_Recorded information_:

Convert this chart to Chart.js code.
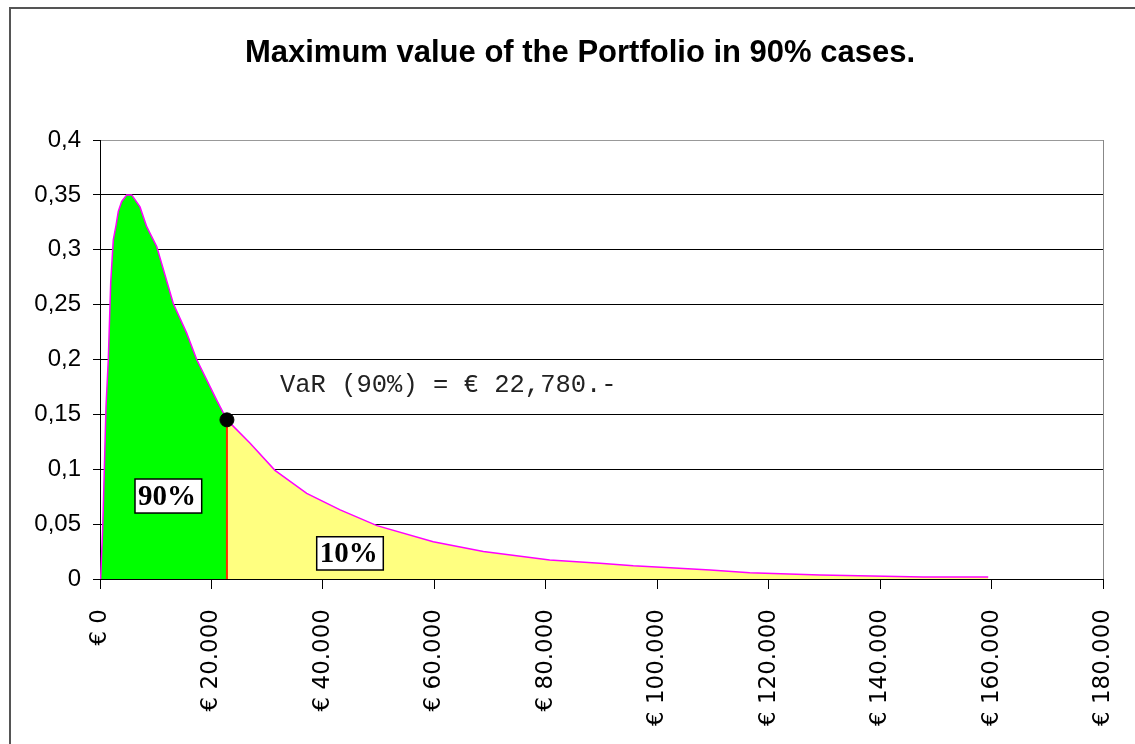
<!DOCTYPE html>
<html>
<head>
<meta charset="utf-8">
<script src="https://cdn.jsdelivr.net/npm/chart.js@4/dist/chart.umd.min.js"></script>
<style>
  html, body { margin: 0; padding: 0; background: #fff; }
  #wrap { width: 1135px; height: 744px; position: relative; }
</style>
</head>
<body>
<div id="wrap"><canvas id="varChart" width="1135" height="744"></canvas></div>
<script>
// portfolio value (EUR) and probability density
const lowValues = [0, 125, 485, 772, 1077, 1490, 1920, 2387, 2871, 3284, 3894, 4791, 5689, 7178, 8381, 10175, 13154, 15559, 17354, 20943, 22780];
const lowDensity = [0, 0.002, 0.046, 0.099, 0.157, 0.2, 0.27, 0.309, 0.322, 0.335, 0.344, 0.35, 0.35, 0.339, 0.321, 0.303, 0.251, 0.224, 0.2, 0.163, 0.145];

const highValues = [22780, 26900, 31400, 37100, 43100, 49700, 59800, 68800, 80700, 89700, 95700, 102300, 109500, 116600, 129200, 147700, 159400];
const highDensity = [0.145, 0.124, 0.099, 0.078, 0.063, 0.0486, 0.034, 0.025, 0.0173, 0.0143, 0.012, 0.0103, 0.0082, 0.0058, 0.0036, 0.0018, 0.0018];

const varValue = 22780;
const varDensity = 0.145;

const xTicks = [0, 20000, 40000, 60000, 80000, 100000, 120000, 140000, 160000, 180000];
const yTicks = [0, 0.05, 0.1, 0.15, 0.2, 0.25, 0.3, 0.35, 0.4];

const chartTitle = 'Maximum value of the Portfolio in 90% cases.';

function toPoints(xs, ys) {
  return xs.map((x, i) => ({ x: x, y: ys[i] }));
}

function euro(v) {
  return '€ ' + String(v).replace(/\B(?=(\d{3})+(?!\d))/g, '.');
}

// text labels placed in data units
const notes = {
  varText: { x: 32300, y: 0.1768, text: 'VaR (90%) = € 22,780.-' },
  boxes: [
    { text: '90%', x1: 6281, x2: 18250, y1: 0.0911, y2: 0.0601 },
    { text: '10%', x1: 38890, x2: 50840, y1: 0.0385, y2: 0.0082 }
  ]
};

const frame = {
  id: 'frame',
  beforeDraw(chart) {
    const c = chart.ctx;
    c.save();
    c.fillStyle = '#fff';
    c.fillRect(0, 0, chart.width, chart.height);
    c.strokeStyle = '#555';
    c.lineWidth = 2;
    c.beginPath();
    c.moveTo(10, chart.height);
    c.lineTo(10, 8);
    c.lineTo(chart.width, 8);
    c.stroke();

    // title (the built-in one can't sit off-centre)
    c.fillStyle = '#000';
    c.font = 'bold 31px "Liberation Sans", Arial, sans-serif';
    c.textAlign = 'center';
    c.textBaseline = 'middle';
    c.fillText(chartTitle, 580, 53);
    c.restore();
  },
  afterDraw(chart) {
    const c = chart.ctx;
    const a = chart.chartArea;
    const xs = chart.scales.x, ys = chart.scales.y;
    c.save();
    // right border of plot area
    c.strokeStyle = '#888';
    c.lineWidth = 1;
    c.beginPath();
    c.moveTo(Math.round(a.right) + 0.5, a.top);
    c.lineTo(Math.round(a.right) + 0.5, a.bottom);
    c.stroke();

    // VaR text
    c.fillStyle = '#222';
    c.font = '25.5px "Liberation Mono", monospace';
    c.textBaseline = 'middle';
    c.textAlign = 'left';
    c.fillText(notes.varText.text, xs.getPixelForValue(notes.varText.x), ys.getPixelForValue(notes.varText.y));

    // boxed percentages
    notes.boxes.forEach(b => {
      const l = xs.getPixelForValue(b.x1), r = xs.getPixelForValue(b.x2);
      const t = ys.getPixelForValue(b.y1), btm = ys.getPixelForValue(b.y2);
      c.fillStyle = '#fff';
      c.fillRect(l, t, r - l, btm - t);
      c.save();
      c.beginPath();
      c.rect(l, t, r - l, btm - t);
      c.clip();
      c.fillStyle = '#000';
      c.font = 'bold 29px "Liberation Serif", serif';
      c.textBaseline = 'middle';
      c.fillText(b.text, l + 3, (t + btm) / 2 + 1);
      c.restore();
      c.strokeStyle = '#000';
      c.lineWidth = 1.5;
      c.strokeRect(l, t, r - l, btm - t);
    });
    c.restore();
  }
};

const ctx = document.getElementById('varChart').getContext('2d');

new Chart(ctx, {
  type: 'line',
  data: {
    datasets: [
      {
        data: toPoints(lowValues, lowDensity),
        order: 3,
        borderColor: '#ff00ff',
        borderWidth: 1.5,
        backgroundColor: '#00ff00',
        fill: 'origin',
        pointRadius: 0,
        tension: 0
      },
      {
        data: toPoints(highValues, highDensity),
        order: 2,
        borderColor: '#ff00ff',
        borderWidth: 1.5,
        backgroundColor: '#ffff80',
        fill: 'origin',
        pointRadius: 0,
        tension: 0
      },
      {
        data: toPoints([varValue, varValue], [0, varDensity]),
        order: 1,
        borderColor: '#ff2a00',
        borderWidth: 2,
        fill: false,
        pointRadius: 0
      },
      {
        data: toPoints([varValue], [varDensity]),
        order: 0,
        showLine: false,
        pointRadius: 7,
        pointBackgroundColor: '#000',
        pointBorderColor: '#000'
      }
    ]
  },
  options: {
    responsive: false,
    animation: false,
    events: [],
    layout: { padding: { left: 0, right: 32, top: 140, bottom: 0 } },
    plugins: {
      legend: { display: false },
      tooltip: { enabled: false },
      title: { display: false }
    },
    scales: {
      x: {
        type: 'linear',
        min: 0,
        max: 180000,
        afterBuildTicks(scale) {
          scale.ticks = xTicks.map(v => ({ value: v }));
        },
        afterFit(scale) {
          scale.height = 165;
          scale.paddingLeft = 0;
          scale.paddingRight = 0;
        },
        ticks: {
          minRotation: 90,
          maxRotation: 90,
          padding: 20,
          color: '#000',
          font: { family: '"DejaVu Sans", sans-serif', size: 23 },
          callback: v => euro(v)
        },
        grid: { drawOnChartArea: false, drawTicks: true, tickLength: 10, color: '#000', tickColor: '#000' },
        border: { color: '#000', width: 1 }
      },
      y: {
        min: 0,
        max: 0.4,
        z: 1,
        afterBuildTicks(scale) {
          scale.ticks = yTicks.map(v => ({ value: v }));
        },
        afterFit(scale) {
          scale.width = 100;
          scale.paddingTop = 0;
          scale.paddingBottom = 0;
        },
        ticks: {
          padding: 12,
          color: '#000',
          font: { family: '"Liberation Sans", Arial, sans-serif', size: 24 },
          callback: v => String(Number(v.toFixed(2))).replace('.', ',')
        },
        grid: {
          color: c => (c.tick && c.tick.value === 0.4 ? '#999' : '#000'),
          tickColor: '#000',
          tickLength: 7,
          lineWidth: 1
        },
        border: { color: '#000', width: 1 }
      }
    }
  },
  plugins: [frame]
});
</script>
</body>
</html>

_Objective_: Write out the material above again, word for word, minus its pictures.

_Solution_:
Convert this chart to Chart.js code.
<!DOCTYPE html>
<html>
<head>
<meta charset="utf-8">
<script src="https://cdn.jsdelivr.net/npm/chart.js@4/dist/chart.umd.min.js"></script>
<style>
  html, body { margin: 0; padding: 0; background: #fff; }
  #wrap { width: 1135px; height: 744px; position: relative; }
</style>
</head>
<body>
<div id="wrap"><canvas id="varChart" width="1135" height="744"></canvas></div>
<script>
// portfolio value (EUR) and probability density
const lowValues = [0, 125, 485, 772, 1077, 1490, 1920, 2387, 2871, 3284, 3894, 4791, 5689, 7178, 8381, 10175, 13154, 15559, 17354, 20943, 22780];
const lowDensity = [0, 0.002, 0.046, 0.099, 0.157, 0.2, 0.27, 0.309, 0.322, 0.335, 0.344, 0.35, 0.35, 0.339, 0.321, 0.303, 0.251, 0.224, 0.2, 0.163, 0.145];

const highValues = [22780, 26900, 31400, 37100, 43100, 49700, 59800, 68800, 80700, 89700, 95700, 102300, 109500, 116600, 129200, 147700, 159400];
const highDensity = [0.145, 0.124, 0.099, 0.078, 0.063, 0.0486, 0.034, 0.025, 0.0173, 0.0143, 0.012, 0.0103, 0.0082, 0.0058, 0.0036, 0.0018, 0.0018];

const varValue = 22780;
const varDensity = 0.145;

const xTicks = [0, 20000, 40000, 60000, 80000, 100000, 120000, 140000, 160000, 180000];
const yTicks = [0, 0.05, 0.1, 0.15, 0.2, 0.25, 0.3, 0.35, 0.4];

const chartTitle = 'Maximum value of the Portfolio in 90% cases.';

function toPoints(xs, ys) {
  return xs.map((x, i) => ({ x: x, y: ys[i] }));
}

function euro(v) {
  return '€ ' + String(v).replace(/\B(?=(\d{3})+(?!\d))/g, '.');
}

// text labels placed in data units
const notes = {
  varText: { x: 32300, y: 0.1768, text: 'VaR (90%) = € 22,780.-' },
  boxes: [
    { text: '90%', x1: 6281, x2: 18250, y1: 0.0911, y2: 0.0601 },
    { text: '10%', x1: 38890, x2: 50840, y1: 0.0385, y2: 0.0082 }
  ]
};

const frame = {
  id: 'frame',
  beforeDraw(chart) {
    const c = chart.ctx;
    c.save();
    c.fillStyle = '#fff';
    c.fillRect(0, 0, chart.width, chart.height);
    c.strokeStyle = '#555';
    c.lineWidth = 2;
    c.beginPath();
    c.moveTo(10, chart.height);
    c.lineTo(10, 8);
    c.lineTo(chart.width, 8);
    c.stroke();

    // title (the built-in one can't sit off-centre)
    c.fillStyle = '#000';
    c.font = 'bold 31px "Liberation Sans", Arial, sans-serif';
    c.textAlign = 'center';
    c.textBaseline = 'middle';
    c.fillText(chartTitle, 580, 53);
    c.restore();
  },
  afterDraw(chart) {
    const c = chart.ctx;
    const a = chart.chartArea;
    const xs = chart.scales.x, ys = chart.scales.y;
    c.save();
    // right border of plot area
    c.strokeStyle = '#888';
    c.lineWidth = 1;
    c.beginPath();
    c.moveTo(Math.round(a.right) + 0.5, a.top);
    c.lineTo(Math.round(a.right) + 0.5, a.bottom);
    c.stroke();

    // VaR text
    c.fillStyle = '#222';
    c.font = '25.5px "Liberation Mono", monospace';
    c.textBaseline = 'middle';
    c.textAlign = 'left';
    c.fillText(notes.varText.text, xs.getPixelForValue(notes.varText.x), ys.getPixelForValue(notes.varText.y));

    // boxed percentages
    notes.boxes.forEach(b => {
      const l = xs.getPixelForValue(b.x1), r = xs.getPixelForValue(b.x2);
      const t = ys.getPixelForValue(b.y1), btm = ys.getPixelForValue(b.y2);
      c.fillStyle = '#fff';
      c.fillRect(l, t, r - l, btm - t);
      c.save();
      c.beginPath();
      c.rect(l, t, r - l, btm - t);
      c.clip();
      c.fillStyle = '#000';
      c.font = 'bold 29px "Liberation Serif", serif';
      c.textBaseline = 'middle';
      c.fillText(b.text, l + 3, (t + btm) / 2 + 1);
      c.restore();
      c.strokeStyle = '#000';
      c.lineWidth = 1.5;
      c.strokeRect(l, t, r - l, btm - t);
    });
    c.restore();
  }
};

const ctx = document.getElementById('varChart').getContext('2d');

new Chart(ctx, {
  type: 'line',
  data: {
    datasets: [
      {
        data: toPoints(lowValues, lowDensity),
        order: 3,
        borderColor: '#ff00ff',
        borderWidth: 1.5,
        backgroundColor: '#00ff00',
        fill: 'origin',
        pointRadius: 0,
        tension: 0
      },
      {
        data: toPoints(highValues, highDensity),
        order: 2,
        borderColor: '#ff00ff',
        borderWidth: 1.5,
        backgroundColor: '#ffff80',
        fill: 'origin',
        pointRadius: 0,
        tension: 0
      },
      {
        data: toPoints([varValue, varValue], [0, varDensity]),
        order: 1,
        borderColor: '#ff2a00',
        borderWidth: 2,
        fill: false,
        pointRadius: 0
      },
      {
        data: toPoints([varValue], [varDensity]),
        order: 0,
        showLine: false,
        pointRadius: 7,
        pointBackgroundColor: '#000',
        pointBorderColor: '#000'
      }
    ]
  },
  options: {
    responsive: false,
    animation: false,
    events: [],
    layout: { padding: { left: 0, right: 32, top: 140, bottom: 0 } },
    plugins: {
      legend: { display: false },
      tooltip: { enabled: false },
      title: { display: false }
    },
    scales: {
      x: {
        type: 'linear',
        min: 0,
        max: 180000,
        afterBuildTicks(scale) {
          scale.ticks = xTicks.map(v => ({ value: v }));
        },
        afterFit(scale) {
          scale.height = 165;
          scale.paddingLeft = 0;
          scale.paddingRight = 0;
        },
        ticks: {
          minRotation: 90,
          maxRotation: 90,
          padding: 20,
          color: '#000',
          font: { family: '"DejaVu Sans", sans-serif', size: 23 },
          callback: v => euro(v)
        },
        grid: { drawOnChartArea: false, drawTicks: true, tickLength: 10, color: '#000', tickColor: '#000' },
        border: { color: '#000', width: 1 }
      },
      y: {
        min: 0,
        max: 0.4,
        z: 1,
        afterBuildTicks(scale) {
          scale.ticks = yTicks.map(v => ({ value: v }));
        },
        afterFit(scale) {
          scale.width = 100;
          scale.paddingTop = 0;
          scale.paddingBottom = 0;
        },
        ticks: {
          padding: 12,
          color: '#000',
          font: { family: '"Liberation Sans", Arial, sans-serif', size: 24 },
          callback: v => String(Number(v.toFixed(2))).replace('.', ',')
        },
        grid: {
          color: c => (c.tick && c.tick.value === 0.4 ? '#999' : '#000'),
          tickColor: '#000',
          tickLength: 7,
          lineWidth: 1
        },
        border: { color: '#000', width: 1 }
      }
    }
  },
  plugins: [frame]
});
</script>
</body>
</html>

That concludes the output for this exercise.